Council to reject planned hotels around Amboseli
Written by Solomon Mburu
22-June-2007
The Kajiado County Council has rejected plans to build hotels and lodges near Amboseli National Park, saying it would cause environmental degradation.
Council chairman Tarayia ole Kores said the council would hold back the developments, which it fears could hurt the park’s fragile ecosystem.
“All developers will have to come to us for approval,” said Mr Kores.
Amboseli, which is Kenya Wildlife Service (KWS’s second highest earning park brought in Sh420 million in the last financial year. Only Lake Nakuru earned more, with Sh446 million .
But the council says the park has been threatened by developments mushrooming outside the park boundaries following subdivision of community group ranches that surround the park.
KWS assistant director for the southern region, Wilson Korir, said hotels, lodges and small towns coming up around the 392 square-kilometre park were threatening to cut off wildlife migration corridors.
The Kimana Tikono group ranch, which occupies the area east of Amboseli was a formerly a vast ranch that has been sub-divided into more than 800 pieces of land with title deeds.
He said land owners had sold pieces of their properties to developers who are planning to build hotels and lodges there.
“In the last two years, there has been a mushrooming of tourist facilities in this area,” Mr Korir told Business Daily. “On the two-kilometre stretch from the park’s main gate to the Kimana gate, one lodge has already been built on wildlife migratory route while two others are planned to come up close to it.”
KWS fears that the growth in tourism will attract more developers and threaten wildlife.
As the ranches continue to be split up, small settlements and unplanned townships are beginning to spring around the park and could surround it, he said.
“In 50 years to come, these settlements can lock up the park as is the case with the Nairobi National Park.”
The council chairman said the local authority would halt such “substandard” developments once a plan for Amboseli’s management is officially instituted.
Amboseli in the Maasai language means “place of dust” and hints at the delicate nature of the park ecosystems.
The area is almost arid, but for three swamps fed by springs from Mr Kilimanjaro, which Mr Korir said are a “lifeline of the Ambosli and attract a host of wildlife to the park.”
The wildlife is the biggest attraction for the small park. Amboseli’s 1,500 elephants, are famed as the most studied in the world, each of them named and characterised by researchers.
Other fauna in the park include of wildebeest, buffalos, zebras and a host of other smaller animals.
But Mr Korir said despite their numbers, most animals come to the park only to drink at the swamps in the early morning and evening hours, spending their nights in surrounding ranchland.
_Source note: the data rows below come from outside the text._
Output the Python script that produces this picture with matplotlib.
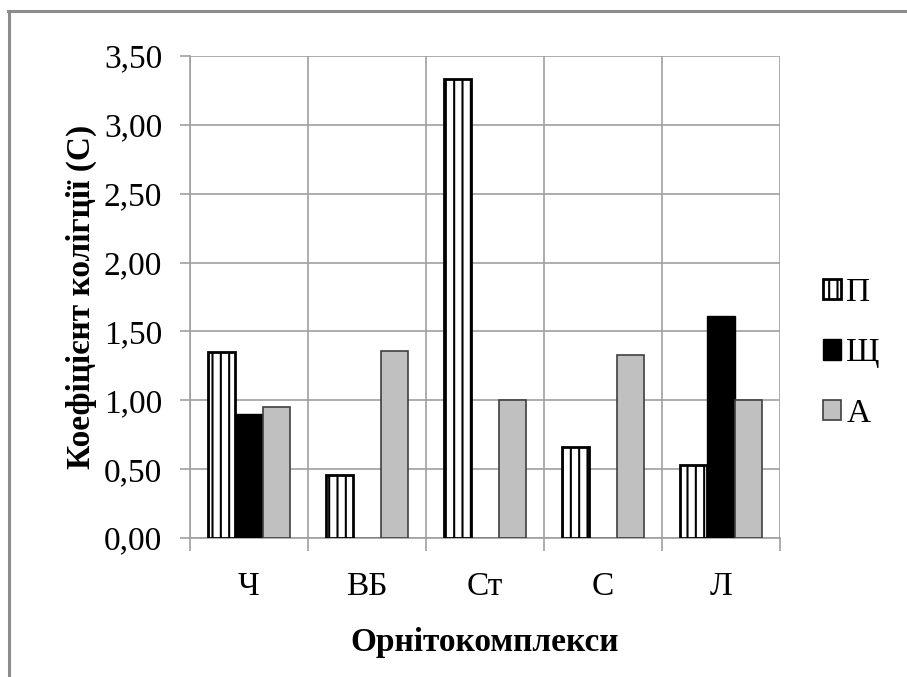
import numpy as np
import matplotlib.pyplot as plt
from matplotlib.lines import Line2D

plt.rcParams['font.family'] = ['Liberation Serif', 'DejaVu Serif']
plt.rcParams['hatch.linewidth'] = 1.5

categories = ['Ч', 'ВБ', 'Ст', 'С', 'Л']
series_names = ['П', 'Щ', 'А']
p_vals = [1.35, 0.46, 3.33, 0.66, 0.53]
sh_vals = [0.90, 0.00, 0.00, 0.00, 1.61]
a_vals = [0.95, 1.36, 1.00, 1.33, 1.00]

fig = plt.figure(figsize=(9.07, 6.77), dpi=100)
ax = fig.add_axes([190 / 907, 1 - 538 / 677, 590 / 907, 482 / 677])

# outer frame (top and left only, the rest is cut off)
fig.add_artist(Line2D([9 / 907, 9 / 907], [0, 1 - 11 / 677], transform=fig.transFigure, color='#8c8c8c', lw=2.2))
fig.add_artist(Line2D([8 / 907, 1], [1 - 11 / 677, 1 - 11 / 677], transform=fig.transFigure, color='#8c8c8c', lw=2.2))

x = np.arange(len(categories))
w = 0.23
ax.bar(x - w, p_vals, w, color='white', edgecolor='black', linewidth=2, hatch='||', label=series_names[0], zorder=3)
ax.bar(x, sh_vals, w, color='black', edgecolor='black', linewidth=1, label=series_names[1], zorder=3)
ax.bar(x + w, a_vals, w, color='#c0c0c0', edgecolor='#404040', linewidth=1.2, label=series_names[2], zorder=3)

ax.set_xlim(-0.5, len(categories) - 0.5)
ax.set_ylim(0, 3.5)
yt = np.arange(0, 3.51, 0.5)
ax.set_yticks(yt)
ax.set_yticklabels([f'{v:.2f}'.replace('.', ',') for v in yt], fontsize=24)
ax.set_xticks(x)
ax.set_xticklabels(categories, fontsize=24)
ax.set_xticks(np.arange(-0.5, len(categories)), minor=True)
ax.tick_params(axis='x', which='major', length=0, pad=24)
ax.tick_params(axis='x', which='minor', length=9, color='#a0a0a0', width=1.2)
ax.tick_params(axis='y', length=7, color='#a0a0a0', width=1.2, pad=13)

ax.grid(axis='y', color='#a0a0a0', lw=1.2, zorder=0)
ax.grid(axis='x', which='minor', color='#a0a0a0', lw=1.2, zorder=0)
for s in ['top', 'right']:
    ax.spines[s].set_visible(False)
for s in ['left', 'bottom']:
    ax.spines[s].set_color('#a0a0a0')
    ax.spines[s].set_linewidth(1.2)

ax.set_ylabel('Коефіцієнт колігції (С)', fontsize=24, fontweight='bold', labelpad=5)
ax.set_xlabel('Орнітокомплекси', fontsize=24, fontweight='bold', labelpad=18)

ax.legend(loc='center left', bbox_to_anchor=(823 / 907, 1 - 353 / 677), bbox_transform=fig.transFigure,
          frameon=False, fontsize=24, borderpad=0, borderaxespad=0,
          handlelength=0.55, handleheight=0.55, handletextpad=0.15, labelspacing=0.9)

fig.savefig('out.png', dpi=100)
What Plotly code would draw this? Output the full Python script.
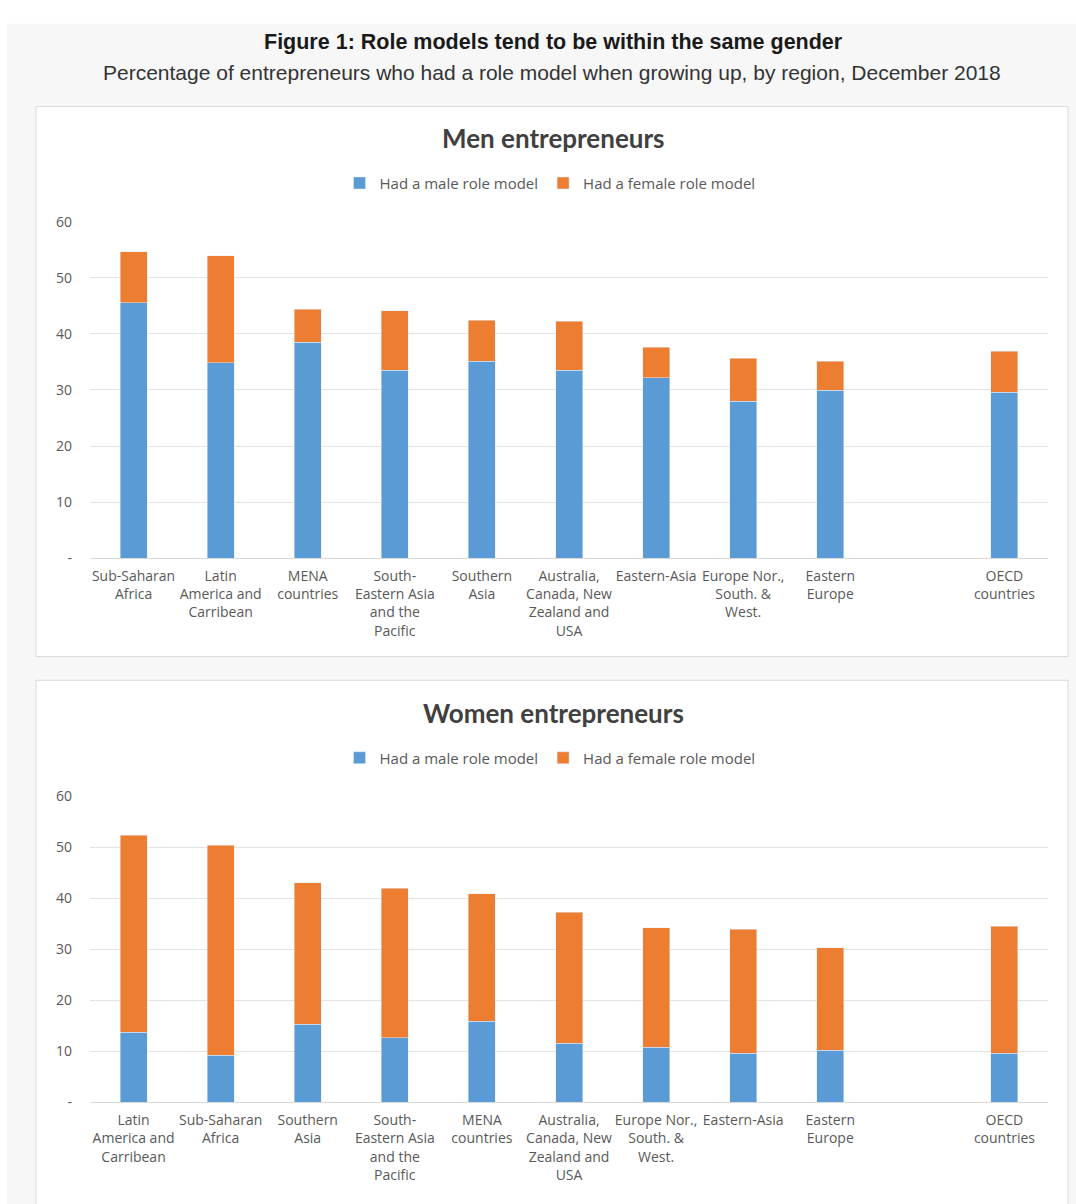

The nature of the park’s animal life makes the need for corridors to allow regular movement of the animals in and out.
“Changing land use in the Maasai-owned group ranches that surround the park are now posing a great risk which experts fear may disrupt the areas’ ecosystem and the movement of wildlife,” the KWS official said, adding that some land was already being sold for agricultural use. To help mitigate the looming disaster, KWS has been helping area communities start their own wildlife conservancies, and earn money from hosting tourists.
One of them, the Kimana Tikono Group Ranch has set aside 10,000 hectares where KWS has helped create a conservancy.
The community collects gate fees from tourists entering the conservancy. And African Safari club, which operates a lodge within the park, pays the group bed night charges plus a monthly rent of Sh300,000.
This programme is hoped will help to maintain the vast rangelands that surround the Amboseli and thus protect its survival.